For sure one may argue that the Big Mac inflation rate is not the real inflation rate for the entire economy, but for the average person, this is what they see, and we can draw some conclusions on what this means for the broader economy. Prices for what the median person pays for goods in the US, is rising about 3.5 times faster than their wages. This shows that people’s standard of living is in fact going down. The other reality is that this divergence of prices to wages, is accelerating over time. Obviously this can not continue forever, as at some point even a Big Mac will be too expensive for most Americans.

In terms of the government’s CPI, it is not necessarily dishonest, they are just calculating inflation on a much broader view, though little comfort for average people. For the average person, inflation is real, but the Fed is not concerned about these folks.

Here is the take away on this Blog post. The standard of living is declining for most Americans, through the magic of inflation, engineered by the Fed, supposedly trying to help Americans via their easy money policy with jobs. It’s not working – leverage is the enemy of the poor.
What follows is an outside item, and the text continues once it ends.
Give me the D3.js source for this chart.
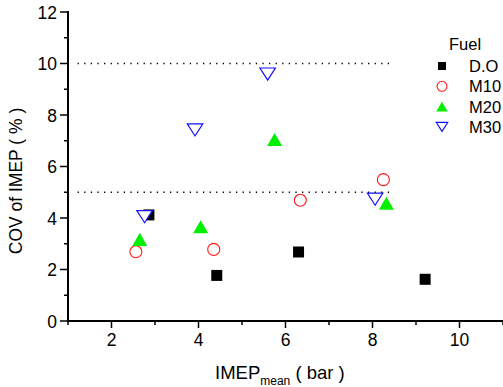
<!DOCTYPE html>
<html>
<head>
<meta charset="utf-8">
<script src="https://cdn.jsdelivr.net/npm/d3@7"></script>
<style>
  html, body { margin: 0; padding: 0; background: #fff; }
  svg { display: block; }
  text { font-family: "Liberation Sans", Arial, sans-serif; fill: #000; }
</style>
</head>
<body>
<svg id="chart" width="503" height="387"></svg>
<script>
// ---- data ----
const seriesNames = ["D.O", "M10", "M20", "M30"];
const doX  = [2.86, 4.42, 6.30, 9.21];
const doY  = [4.12, 1.77, 2.68, 1.62];
const m10X = [2.56, 4.35, 6.34, 8.25];
const m10Y = [2.69, 2.78, 4.69, 5.49];
const m20X = [2.65, 4.05, 5.75, 8.32];
const m20Y = [3.17, 3.66, 7.05, 4.57];
const m30X = [2.76, 3.92, 5.59, 8.06];
const m30Y = [4.05, 7.42, 9.59, 4.73];
const refLevels = [10, 5];
const refStart = 1.22, refEnd = 8.47;
const xTicks = [2, 4, 6, 8, 10];
const yTicks = [0, 2, 4, 6, 8, 10, 12];
const xMinor = [1, 3, 5, 7, 9, 11];
const yMinor = [1, 3, 5, 7, 9, 11];

const svg = d3.select("#chart");
const x = d3.scaleLinear().domain([1, 11]).range([68, 503]);
const y = d3.scaleLinear().domain([0, 12]).range([321, 12]);

// reference dotted lines
svg.selectAll("line.ref").data(refLevels).enter().append("line")
  .attr("x1", x(refStart)).attr("x2", x(refEnd))
  .attr("y1", d => y(d)).attr("y2", d => y(d))
  .attr("stroke", "#000").attr("stroke-width", 1.3)
  .attr("stroke-dasharray", "1.3,5.3");

// axes
const yAxis = svg.append("g");
yAxis.append("line").attr("x1", 68).attr("x2", 68).attr("y1", y(12) - 1).attr("y2", y(0) + 1)
  .attr("stroke", "#000").attr("stroke-width", 2);
yAxis.selectAll("line.maj").data(yTicks).enter().append("line")
  .attr("x1", 60).attr("x2", 68).attr("y1", d => y(d)).attr("y2", d => y(d))
  .attr("stroke", "#000").attr("stroke-width", 1.5);
yAxis.selectAll("line.min").data(yMinor).enter().append("line")
  .attr("x1", 64).attr("x2", 68).attr("y1", d => y(d)).attr("y2", d => y(d))
  .attr("stroke", "#000").attr("stroke-width", 1.5);
yAxis.selectAll("text").data(yTicks).enter().append("text")
  .attr("x", 57).attr("y", d => y(d) + 6.5).attr("text-anchor", "end")
  .attr("font-size", 17.5).text(d => d);

const xAxis = svg.append("g");
xAxis.append("line").attr("x1", 67).attr("x2", 503).attr("y1", 321).attr("y2", 321)
  .attr("stroke", "#000").attr("stroke-width", 2);
xAxis.selectAll("line.maj").data(xTicks).enter().append("line")
  .attr("x1", d => x(d)).attr("x2", d => x(d)).attr("y1", 321).attr("y2", 328)
  .attr("stroke", "#000").attr("stroke-width", 1.5);
xAxis.selectAll("line.min").data(xMinor).enter().append("line")
  .attr("x1", d => x(d)).attr("x2", d => x(d)).attr("y1", 321).attr("y2", 325)
  .attr("stroke", "#000").attr("stroke-width", 1.5);
xAxis.selectAll("text").data(xTicks).enter().append("text")
  .attr("x", d => x(d)).attr("y", 346).attr("text-anchor", "middle")
  .attr("font-size", 17.5).text(d => d);

// axis titles
svg.append("text").attr("transform", "translate(22,181) rotate(-90)")
  .attr("text-anchor", "middle").attr("font-size", 17.5).text("COV of IMEP ( % )");
const xt = svg.append("text").attr("x", 215).attr("y", 379).attr("font-size", 18.5);
xt.append("tspan").text("IMEP");
xt.append("tspan").attr("font-size", 12).attr("dy", 6).text("mean");
xt.append("tspan").attr("dy", -6).text(" ( bar )");

// marker shapes
const square = { draw(c, s) { const h = Math.sqrt(s) / 2; c.rect(-h, -h, 2 * h, 2 * h); } };
const triUp = { draw(c, s) { const w = Math.sqrt(s) / 2, h = w * 0.87; c.moveTo(0, -h); c.lineTo(w, h); c.lineTo(-w, h); c.closePath(); } };
const triDown = { draw(c, s) { const w = Math.sqrt(s) / 2, h = w * 0.78; c.moveTo(-w, -h); c.lineTo(w, -h); c.lineTo(0, h); c.closePath(); } };

const series = [
  { name: seriesNames[0], xs: doX, ys: doY, type: square, size: 121, legSize: 64, fill: "#000", stroke: "none", sw: 0 },
  { name: seriesNames[1], xs: m10X, ys: m10Y, type: d3.symbolCircle, size: 113, legSize: 78, fill: "#fff", stroke: "#ff1a1a", sw: 1.1 },
  { name: seriesNames[2], xs: m20X, ys: m20Y, type: triUp, size: 225, legSize: 130, fill: "#00f000", stroke: "none", sw: 0 },
  { name: seriesNames[3], xs: m30X, ys: m30Y, type: triDown, size: 240, legSize: 130, fill: "#fff", stroke: "#1010ff", sw: 1.2 }
];

series.forEach(s => {
  const pts = s.xs.map((v, i) => [v, s.ys[i]]);
  svg.append("g").selectAll("path").data(pts).enter().append("path")
    .attr("transform", d => `translate(${x(d[0])},${y(d[1])})`)
    .attr("d", d3.symbol().type(s.type).size(s.size)())
    .attr("fill", s.fill).attr("stroke", s.stroke).attr("stroke-width", s.sw);
});

// legend
const leg = svg.append("g");
leg.append("text").attr("x", 449).attr("y", 50).attr("font-size", 16.5).text("Fuel");
series.forEach((s, i) => {
  const cy = 66 + i * 20.3;
  leg.append("path").attr("transform", `translate(442,${cy})`)
    .attr("d", d3.symbol().type(s.type).size(s.legSize)())
    .attr("fill", s.fill).attr("stroke", s.stroke).attr("stroke-width", s.sw);
  leg.append("text").attr("x", 469).attr("y", cy + 6).attr("font-size", 16.5).text(s.name);
});
</script>
</body>
</html>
Furthermore, this trend is accelerating, and as the American market potential declines, it will begin to impact earnings of US equities and hence impact negatively, the inflation adjusted price of the equity market. The accelerating slower growth will keep the risk on trade in check, perhaps event to a point of a major recession to re-balance this problem. The only thing that keeps markets advancing today, is the liquidity from central banks. This will end at some point, signalling a new bear market to come. But of course timing is everything.